What is the better way of making full use of multiple cores for parallel processing in a Scala/Hadoop system?
Let's say I need to process 100 million documents. Documents are not very large, but processing them is computationally intensive. If I have a Hadoop cluster with 100 machines with 10 cores each, I could either:
A) send 1000 documents to each machine and let Hadoop start a map on each of the 10 cores (or as many as are available)
or
B) send 1000 documents to each machine (still using Hadoop) and use Scala's parallel collections to make full use of the multiple cores. (I would put all documents in a parallel collection, and then call map on the collection). In other words, use Hadoop for distribution at cluster level, and use parallel collections to manage the distribution to cores within each machine.
Hadoop is going to offer a lot more than just parallelization. It offers a platform to distribute work, a scheduler for handling concurrent jobs, a distributed filesystem, the ability to perform a distributed reduce, and fault tolerance. That said, it is a complicated system and can sometimes be difficult to work with.
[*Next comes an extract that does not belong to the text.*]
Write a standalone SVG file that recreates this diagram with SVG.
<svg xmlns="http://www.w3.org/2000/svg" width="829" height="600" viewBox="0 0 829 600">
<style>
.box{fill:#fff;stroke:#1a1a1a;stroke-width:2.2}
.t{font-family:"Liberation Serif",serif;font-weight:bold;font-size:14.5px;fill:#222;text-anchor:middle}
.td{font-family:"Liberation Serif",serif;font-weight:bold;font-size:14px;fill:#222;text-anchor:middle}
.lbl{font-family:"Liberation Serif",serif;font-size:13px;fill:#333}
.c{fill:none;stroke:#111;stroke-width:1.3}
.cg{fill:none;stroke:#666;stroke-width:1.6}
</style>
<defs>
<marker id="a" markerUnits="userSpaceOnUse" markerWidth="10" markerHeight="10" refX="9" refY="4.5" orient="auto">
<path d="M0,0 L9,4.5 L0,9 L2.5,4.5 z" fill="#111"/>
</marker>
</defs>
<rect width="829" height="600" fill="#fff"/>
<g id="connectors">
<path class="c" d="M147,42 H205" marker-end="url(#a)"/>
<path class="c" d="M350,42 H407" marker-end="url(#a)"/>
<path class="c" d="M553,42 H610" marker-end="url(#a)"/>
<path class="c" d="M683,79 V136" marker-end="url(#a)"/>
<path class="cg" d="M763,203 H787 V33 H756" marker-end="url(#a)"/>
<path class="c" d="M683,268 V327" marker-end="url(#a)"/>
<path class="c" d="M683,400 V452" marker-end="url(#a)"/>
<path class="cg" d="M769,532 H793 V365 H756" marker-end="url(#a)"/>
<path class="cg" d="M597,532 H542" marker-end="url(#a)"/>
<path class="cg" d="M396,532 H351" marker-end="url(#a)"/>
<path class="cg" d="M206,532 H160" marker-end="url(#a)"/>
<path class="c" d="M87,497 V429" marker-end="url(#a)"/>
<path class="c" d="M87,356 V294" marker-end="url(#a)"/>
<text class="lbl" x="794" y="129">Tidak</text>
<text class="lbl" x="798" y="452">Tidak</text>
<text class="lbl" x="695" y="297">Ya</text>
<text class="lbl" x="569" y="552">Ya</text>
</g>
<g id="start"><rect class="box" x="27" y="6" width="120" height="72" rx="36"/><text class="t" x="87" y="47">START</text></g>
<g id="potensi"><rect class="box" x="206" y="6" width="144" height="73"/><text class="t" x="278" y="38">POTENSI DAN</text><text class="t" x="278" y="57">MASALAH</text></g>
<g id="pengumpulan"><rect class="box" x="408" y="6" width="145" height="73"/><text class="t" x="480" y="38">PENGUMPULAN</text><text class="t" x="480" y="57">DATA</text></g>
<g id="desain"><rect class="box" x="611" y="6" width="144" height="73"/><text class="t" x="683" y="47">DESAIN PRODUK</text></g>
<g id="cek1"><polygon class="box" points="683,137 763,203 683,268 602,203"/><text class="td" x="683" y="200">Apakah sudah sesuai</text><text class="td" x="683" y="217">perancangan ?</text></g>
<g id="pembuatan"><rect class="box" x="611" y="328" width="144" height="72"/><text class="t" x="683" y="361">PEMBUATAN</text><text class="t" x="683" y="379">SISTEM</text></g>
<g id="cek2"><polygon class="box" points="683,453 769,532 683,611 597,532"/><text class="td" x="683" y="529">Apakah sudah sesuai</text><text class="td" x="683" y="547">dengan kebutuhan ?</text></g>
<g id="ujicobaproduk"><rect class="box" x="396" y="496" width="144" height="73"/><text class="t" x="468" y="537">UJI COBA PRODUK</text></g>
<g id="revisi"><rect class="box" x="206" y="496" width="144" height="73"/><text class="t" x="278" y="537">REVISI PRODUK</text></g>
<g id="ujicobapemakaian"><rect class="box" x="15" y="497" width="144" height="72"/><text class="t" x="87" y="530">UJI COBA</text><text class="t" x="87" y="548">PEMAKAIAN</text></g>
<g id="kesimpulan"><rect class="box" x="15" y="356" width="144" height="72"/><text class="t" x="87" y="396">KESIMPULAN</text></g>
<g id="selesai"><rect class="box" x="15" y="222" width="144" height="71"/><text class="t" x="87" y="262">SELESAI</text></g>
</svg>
If you plan to have multiple users submitting many different jobs, Hadoop is the way to go (out of the two options). However, if you are devoting a cluster to be always be processing documents through the same function, you could, without too much trouble, develop a system with Scala parallel collections and actors for inter-machine communication. The Scala solution would give you more control, the system could respond in real time, and you wouldn't have to deal with a lot of Hadoop configuration that doesn't pertain to your task.
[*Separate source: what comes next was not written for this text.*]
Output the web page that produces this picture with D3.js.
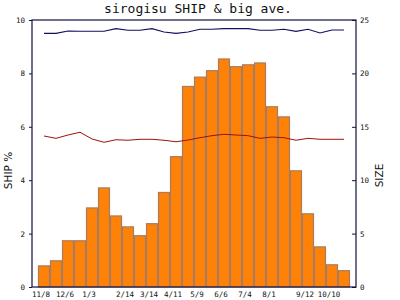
<!DOCTYPE html>
<html>
<head>
<meta charset="utf-8">
<script src="https://cdn.jsdelivr.net/npm/d3@7"></script>
<style>
  body { margin: 0; background: #fff; }
  text { fill: #111; }
  .tick text { font-family: "DejaVu Sans Mono", monospace; font-size: 7.5px; }
  .axis-label { font-family: "DejaVu Sans", sans-serif; font-size: 10.5px; }
  #title { font-family: "DejaVu Sans Mono", monospace; font-size: 13px; }
</style>
</head>
<body>
<div id="main"></div>
<script>
// data (two-week periods)
const periods = ["11/8","11/22","12/6","12/20","1/3","1/17","1/31","2/14","2/28","3/14","3/28","4/11","4/25",
                 "5/9","5/23","6/6","6/20","7/4","7/18","8/1","8/15","8/29","9/12","9/26","10/10","10/24"];
const tickLabels = ["11/8","12/6","1/3","2/14","3/14","4/11","5/9","6/6","7/4","8/1","9/12","10/10"];
const shipPct = [0.81,1.0,1.75,1.75,2.98,3.73,2.68,2.27,1.94,2.39,3.56,4.9,7.53,
                 7.88,8.12,8.56,8.27,8.34,8.41,6.77,6.39,4.37,2.76,1.52,0.85,0.63];
const bigAve = [23.75,23.75,23.97,23.94,23.94,23.94,24.19,24.04,24.04,24.19,23.88,23.75,23.88,
                24.13,24.13,24.19,24.19,24.19,24.04,24.04,24.13,23.94,24.13,23.78,24.06,24.06];
const sizeAve = [14.14,13.92,14.23,14.49,13.86,13.55,13.79,13.74,13.83,13.83,13.74,13.6,13.76,
                 13.98,14.17,14.3,14.23,14.17,13.92,14.04,13.98,13.74,13.92,13.83,13.83,13.83];

// dimensions
const svg_width = 400,
    svg_height = 300;
const margin = {top: 20, right: 44, bottom: 13, left: 32};
const graph_width = svg_width - margin.left - margin.right,
    graph_height = svg_height - margin.top - margin.bottom;

var svg = d3.select("#main").append("svg")
    .attr("width", svg_width)
    .attr("height", svg_height)
    .append("g").attr("id", "graph")
    .attr("transform", `translate(${margin.left}, ${margin.top})`);

svg.append("text")
    .attr("id", "title")
    .attr("x", graph_width / 2 + 4)
    .attr("y", -7)
    .attr("text-anchor", "middle")
    .text("sirogisu SHIP & big ave.");

/** scales **/
var xScale = d3.scaleBand()
    .domain(periods)
    .range([0, graph_width])
    .paddingInner(0)
    .paddingOuter(0.5);
var yLeft = d3.scaleLinear().domain([0, 10]).range([graph_height, 0]);
var yRight = d3.scaleLinear().domain([0, 25]).range([graph_height, 0]);

/** bars **/
svg.selectAll(".bar")
    .data(shipPct)
    .enter()
    .append("rect")
    .attr("class", "bar")
    .attr("x", (d, i) => xScale(periods[i]) + 0.5)
    .attr("y", d => yLeft(d) + 0.5)
    .attr("width", xScale.bandwidth() - 1)
    .attr("height", d => graph_height - yLeft(d) - 0.5)
    .attr("fill", "#ff8208")
    .attr("stroke", "#a87c5c")
    .attr("stroke-width", 1.2);

/** lines **/
var line = d3.line()
    .x((d, i) => xScale(periods[i]) + xScale.bandwidth() / 2)
    .y(d => yRight(d));
svg.append("path")
    .datum(bigAve)
    .attr("fill", "none")
    .attr("stroke", "#101060")
    .attr("stroke-width", 1.1)
    .attr("d", line);
svg.append("path")
    .datum(sizeAve)
    .attr("fill", "none")
    .attr("stroke", "#a01010")
    .attr("stroke-width", 1)
    .attr("d", line);

/** axes **/
var leftAxis = svg.append("g")
    .call(d3.axisLeft(yLeft).tickValues([0, 2, 4, 6, 8, 10]).tickSize(3).tickPadding(4));
var rightAxis = svg.append("g")
    .attr("transform", `translate(${graph_width},0)`)
    .call(d3.axisRight(yRight).tickValues([0, 5, 10, 15, 20, 25]).tickSizeInner(-4).tickSizeOuter(0).tickPadding(4));
[leftAxis, rightAxis].forEach(a => {
    a.select(".domain").remove();
    a.selectAll("line").attr("stroke", "#101040");
});

// frame
svg.append("rect")
    .attr("width", graph_width)
    .attr("height", graph_height)
    .attr("fill", "none")
    .attr("stroke", "#101040")
    .attr("stroke-width", 1.2);

// x labels, at the first period of each month
svg.selectAll(".xlab")
    .data(tickLabels)
    .enter()
    .append("text")
    .attr("class", "tick")
    .attr("x", d => xScale(d) + xScale.bandwidth() / 2 - 3)
    .attr("y", graph_height + 10)
    .attr("text-anchor", "middle")
    .style("font-family", "DejaVu Sans Mono, monospace")
    .style("font-size", "7.5px")
    .text(d => d);

// axis labels
svg.append("text")
    .attr("class", "axis-label")
    .attr("transform", `translate(-20, ${graph_height / 2 + 17}) rotate(-90)`)
    .attr("text-anchor", "middle")
    .text("SHIP %");
svg.append("text")
    .attr("class", "axis-label")
    .attr("transform", `translate(${graph_width + 27}, ${graph_height / 2 + 22}) rotate(-90)`)
    .attr("text-anchor", "middle")
    .text("SIZE");
</script>
</body>
</html>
If you need to run varied jobs over large amounts of data (larger than would fit on a single node), then use Hadoop. I can give you more information if you describe your requirements in more detail.
Update: one million is a fairly small number. You might want to do some calculations and see how long it would take on a single machine with parallel collections. The advantage here is that the development time is minimal!
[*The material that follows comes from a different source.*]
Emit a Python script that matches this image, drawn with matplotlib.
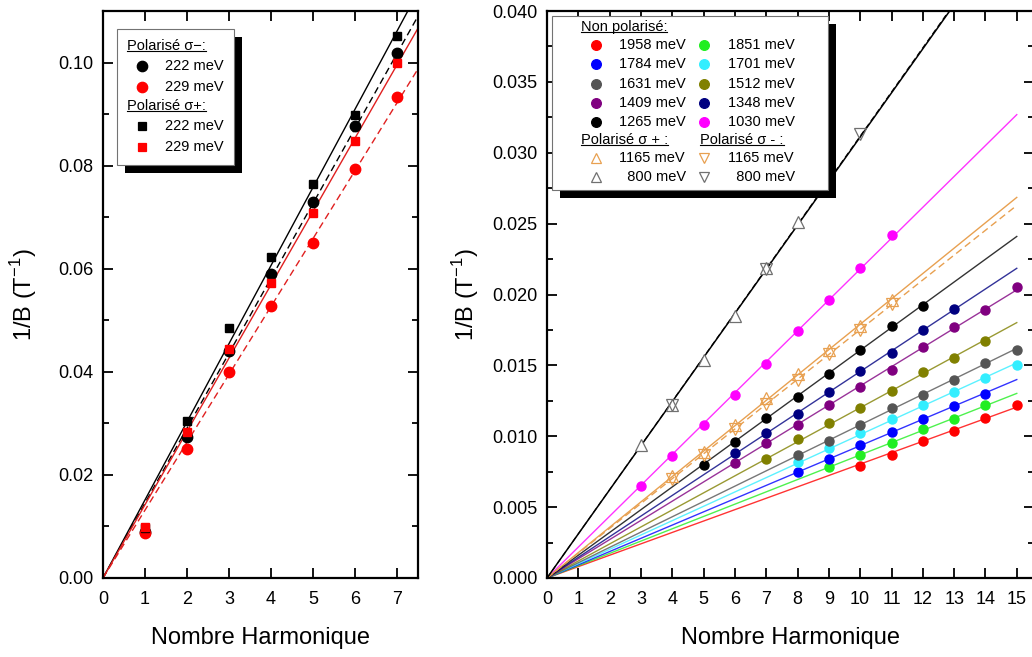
import matplotlib
matplotlib.use('Agg')
import matplotlib.pyplot as plt
import numpy as np
from matplotlib.lines import Line2D
from matplotlib.patches import Rectangle
from matplotlib.offsetbox import AnchoredOffsetbox, DrawingArea, TextArea, HPacker, VPacker
from matplotlib.transforms import IdentityTransform
from matplotlib.ticker import MultipleLocator, FormatStrFormatter

plt.rcParams['font.family'] = ['Liberation Sans', 'DejaVu Sans']
plt.rcParams['mathtext.fontset'] = 'custom'
plt.rcParams['mathtext.rm'] = 'Liberation Sans'

# --- left panel: polarised, 222 / 229 meV
n_left = [1, 2, 3, 4, 5, 6, 7]
sm_222 = [0.0090, 0.0274, 0.0440, 0.0589, 0.0729, 0.0876, 0.1019]
sm_229 = [0.0088, 0.0251, 0.0400, 0.0527, 0.0650, 0.0793, 0.0933]
sp_222 = [0.0097, 0.0304, 0.0485, 0.0622, 0.0764, 0.0899, 0.1051]
sp_229 = [0.0099, 0.0284, 0.0445, 0.0572, 0.0709, 0.0847, 0.0999]

# --- right panel: non polarised
np_labels = ['1958', '1851', '1784', '1701', '1631', '1512', '1409', '1348', '1265', '1030']
np_colors = ['#ff0000', '#22ee22', '#0000ff', '#33eeff', '#555555',
             '#808000', '#800080', '#000080', '#000000', '#ff00ff']
np_x = {
    '1958': [10, 11, 12, 13, 14, 15],
    '1851': [9, 10, 11, 12, 13, 14],
    '1784': [8, 9, 10, 11, 12, 13, 14],
    '1701': [8, 9, 10, 11, 12, 13, 14, 15],
    '1631': [8, 9, 10, 11, 12, 13, 14, 15],
    '1512': [7, 8, 9, 10, 11, 12, 13, 14],
    '1409': [6, 7, 8, 9, 10, 11, 12, 13, 14, 15],
    '1348': [6, 7, 8, 9, 10, 11, 12, 13],
    '1265': [5, 6, 7, 8, 9, 10, 11, 12],
    '1030': [3, 4, 5, 6, 7, 8, 9, 10, 11],
}
np_y = {
    '1958': [0.0079, 0.0087, 0.0097, 0.0104, 0.0113, 0.0122],
    '1851': [0.0078, 0.0087, 0.0095, 0.0105, 0.0112, 0.0122],
    '1784': [0.0075, 0.0084, 0.0094, 0.0103, 0.0112, 0.0121, 0.0130],
    '1701': [0.0082, 0.0092, 0.0102, 0.0112, 0.0122, 0.0131, 0.0141, 0.0150],
    '1631': [0.0087, 0.0097, 0.0108, 0.0120, 0.0129, 0.0140, 0.0152, 0.0161],
    '1512': [0.0084, 0.0098, 0.0109, 0.0120, 0.0132, 0.0145, 0.0155, 0.0167],
    '1409': [0.0081, 0.0095, 0.0108, 0.0122, 0.0135, 0.0147, 0.0163, 0.0177, 0.0189, 0.0205],
    '1348': [0.0088, 0.0102, 0.0116, 0.0131, 0.0146, 0.0159, 0.0175, 0.0190],
    '1265': [0.0080, 0.0096, 0.0113, 0.0128, 0.0144, 0.0161, 0.0178, 0.0192],
    '1030': [0.0065, 0.0086, 0.0108, 0.0129, 0.0151, 0.0174, 0.0196, 0.0219, 0.0242],
}

# polarised sigma+ (up) / sigma- (down)
up_1165_x = [4, 5, 6, 7, 8, 9, 10, 11]
up_1165_y = [0.0072, 0.0089, 0.0108, 0.0127, 0.0144, 0.0161, 0.0178, 0.0196]
dn_1165_x = [4, 5, 6, 7, 8, 9, 10, 11]
dn_1165_y = [0.0070, 0.0087, 0.0105, 0.0123, 0.0140, 0.0158, 0.0175, 0.0193]
up_800_x = [3, 4, 5, 6, 7, 8]
up_800_y = [0.0094, 0.0122, 0.0154, 0.0185, 0.0219, 0.0251]
dn_800_x = [4, 7, 10]
dn_800_y = [0.0122, 0.0218, 0.0313]

ORANGE = '#e8a050'
GREY = '#707070'


def fit_line(ax, x, y, xmax, **kw):
    # straight line through the origin, least squares
    x = np.asarray(x, float)
    y = np.asarray(y, float)
    slope = np.sum(x * y) / np.sum(x * x)
    xs = np.array([0.0, xmax])
    ax.plot(xs, slope * xs, **kw)


fig = plt.figure(figsize=(10.32, 6.57), dpi=100)
ax1 = fig.add_axes([103 / 1032, 79 / 657, 315 / 1032, 567 / 657])
ax2 = fig.add_axes([547 / 1032, 79 / 657, 487 / 1032, 567 / 657])

# left panel
fit_line(ax1, n_left, sp_222, 7.5, color='k', lw=1.0)
fit_line(ax1, n_left, sm_222, 7.5, color='k', lw=1.0, ls=(0, (5, 3)))
fit_line(ax1, n_left, sp_229, 7.5, color='#e02020', lw=1.0)
fit_line(ax1, n_left, sm_229, 7.5, color='#e02020', lw=1.0, ls=(0, (5, 3)))
ax1.plot(n_left, sm_222, 'o', color='k', ms=7.5, zorder=3)
ax1.plot(n_left, sm_229, 'o', color='#ff0000', ms=7.5, zorder=3)
ax1.plot(n_left, sp_222, 's', color='k', ms=6, zorder=3)
ax1.plot(n_left, sp_229, 's', color='#ff0000', ms=6, zorder=3)
ax1.set_xlim(0, 7.5)
ax1.set_ylim(0, 0.11)
ax1.xaxis.set_major_locator(MultipleLocator(1))
ax1.yaxis.set_major_locator(MultipleLocator(0.02))
ax1.yaxis.set_minor_locator(MultipleLocator(0.01))
ax1.yaxis.set_major_formatter(FormatStrFormatter('%.2f'))

# right panel
for lab, col in zip(np_labels, np_colors):
    fit_line(ax2, np_x[lab], np_y[lab], 15, color=col, lw=1.0, alpha=0.8)
fit_line(ax2, up_1165_x, up_1165_y, 15, color=ORANGE, lw=1.0)
fit_line(ax2, dn_1165_x, dn_1165_y, 15, color=ORANGE, lw=1.0, ls=(0, (5, 3)))
fit_line(ax2, up_800_x, up_800_y, 15, color='k', lw=1.1)
fit_line(ax2, dn_800_x, dn_800_y, 15, color='k', lw=0.8, ls=(0, (5, 3)))
for lab, col in zip(np_labels, np_colors):
    ax2.plot(np_x[lab], np_y[lab], 'o', color=col, ms=6.5, zorder=3)
ax2.plot(up_1165_x, up_1165_y, '^', mfc='none', mec=ORANGE, ms=8, mew=0.9, zorder=3)
ax2.plot(dn_1165_x, dn_1165_y, 'v', mfc='none', mec=ORANGE, ms=8, mew=0.9, zorder=3)
ax2.plot(up_800_x, up_800_y, '^', mfc='white', mec=GREY, ms=8, mew=0.9, zorder=3)
ax2.plot(dn_800_x, dn_800_y, 'v', mfc='none', mec=GREY, ms=8, mew=0.9, zorder=3)
ax2.set_xlim(0, 15.55)
ax2.set_ylim(0, 0.040)
ax2.xaxis.set_major_locator(MultipleLocator(1))
ax2.yaxis.set_major_locator(MultipleLocator(0.005))
ax2.yaxis.set_minor_locator(MultipleLocator(0.0025))
ax2.yaxis.set_major_formatter(FormatStrFormatter('%.3f'))

for ax, ypad in ((ax1, 14), (ax2, 8)):
    ax.tick_params(which='both', direction='in', top=True, right=True,
                   width=1.3, labelsize=13, pad=7)
    ax.tick_params(axis='x', pad=9)
    ax.tick_params(which='major', length=7)
    ax.tick_params(which='minor', length=4)
    for s in ax.spines.values():
        s.set_linewidth(1.6)
    ax.set_xlabel('Nombre Harmonique', fontsize=17, labelpad=14)
    ax.set_ylabel('1/B (T$^{-1}$)', fontsize=17, labelpad=ypad)

# --- legends built by hand (underlined headers, black drop shadow)
FS = 10.5
headers = []


def header(text):
    ta = TextArea(text, textprops=dict(fontsize=FS))
    headers.append(ta)
    return ta


def entry(label, color, marker='o', ms=7, filled=True):
    da = DrawingArea(21.6, 12, 0, 0)
    da.add_artist(Line2D([10.8], [6], ls='none', marker=marker, ms=ms,
                         mec=color, mfc=color if filled else 'none', mew=0.9))
    return HPacker(children=[da, TextArea(label, textprops=dict(fontsize=FS))],
                   sep=6, align='center')


left_box = VPacker(children=[
    header('Polarisé σ−:'),
    entry('222 meV', 'k', 'o', 7.5),
    entry('229 meV', '#ff0000', 'o', 7.5),
    header('Polarisé σ+:'),
    entry('222 meV', 'k', 's', 6),
    entry('229 meV', '#ff0000', 's', 6),
], sep=3, align='left')

col1 = [entry(f'{l} meV', np_colors[np_labels.index(l)], 'o', 7)
        for l in ['1958', '1784', '1631', '1409', '1265']]
col1 += [header('Polarisé σ + :'),
         entry('1165 meV', ORANGE, '^', 7, False),
         entry('  800 meV', GREY, '^', 7, False)]
col2 = [entry(f'{l} meV', np_colors[np_labels.index(l)], 'o', 7)
        for l in ['1851', '1701', '1512', '1348', '1030']]
col2 += [HPacker(children=[DrawingArea(8, 1), header('Polarisé σ - :')], sep=0),
         entry('1165 meV', ORANGE, 'v', 7, False),
         entry('  800 meV', GREY, 'v', 7, False)]
right_inner = VPacker(children=[
    header('Non polarisé:'),
    HPacker(children=[VPacker(children=col1, sep=1.8, align='left'),
                      VPacker(children=col2, sep=1.8, align='left')], sep=2, align='top'),
], sep=1.8, align='left')
right_box = HPacker(children=[DrawingArea(17.7, 1), right_inner, DrawingArea(20.6, 1)],
                    sep=0, align='center')

boxes = []
for ax, child, anchor, pad in [(ax1, left_box, (0.044, 0.968), 0.7),
                               (ax2, right_box, (0.0103, 0.991), 0.3)]:
    ab = AnchoredOffsetbox(loc='upper left', child=child, pad=pad, borderpad=0,
                           frameon=True, bbox_to_anchor=anchor,
                           bbox_transform=ax.transAxes, prop=dict(size=FS))
    ab.patch.set_boxstyle('square', pad=0)
    ab.patch.set_edgecolor('0.45')
    ab.patch.set_linewidth(0.8)
    ab.set_zorder(6)
    ax.add_artist(ab)
    boxes.append((ax, ab))

fig.canvas.draw()
renderer = fig.canvas.get_renderer()
for ax, ab in boxes:
    bb = ab.get_window_extent(renderer)
    ax.add_artist(Rectangle((bb.x0 + 8, bb.y0 - 8), bb.width, bb.height,
                            transform=IdentityTransform(), facecolor='k',
                            edgecolor='none', zorder=5.5, clip_on=False))
for ta in headers:
    tb = ta._text.get_window_extent(renderer)
    fig.add_artist(Line2D([tb.x0, tb.x1], [tb.y0 + 2, tb.y0 + 2],
                          transform=IdentityTransform(), color='k', lw=0.8, zorder=10))

fig.savefig('out.png', dpi=100)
The answer depends on the following question - does your Scala code capable to fully utilize all cores available. Probabbly if you have good intrinsic synchronization between parts of the document to be processed or some other way to parralelyze algorithm without lock contention - then the "B"" is the way. If so - configure one mapper per node and let your mapper to utilize cores in a best way.
If your gain from the parralelization is not that good, and adding more threads (cores) to the processing does not improve performance in a linear way - then the "A" can be better way. Efficiency of "A" also depends on the size of your RAM - you will need enough ram for 10 mappers per node.
I can suspect that ideal solution can be somewhere in between. So my suggestion is to develop mapper which takes number of threads used as a parameter and then do a few tests increasing number of threads per mapper and decreasing number of mappers per node.
Hadoop is not very good for processing a lot of small files, but for processing a small amount of very large files. Is there any way you can merge the files before processing them, or are they all totally different? Hadoop takes care of distribution and parallelism itself, so there is no need to explicitly send X docs to Y machines. And also i don't think you should use hadoop only as a distribution mechanism, that is not what it's made for. You should either use a real map/reduce, or build your own system for whatever you are trying to do, but not try to bend hadoop to your will.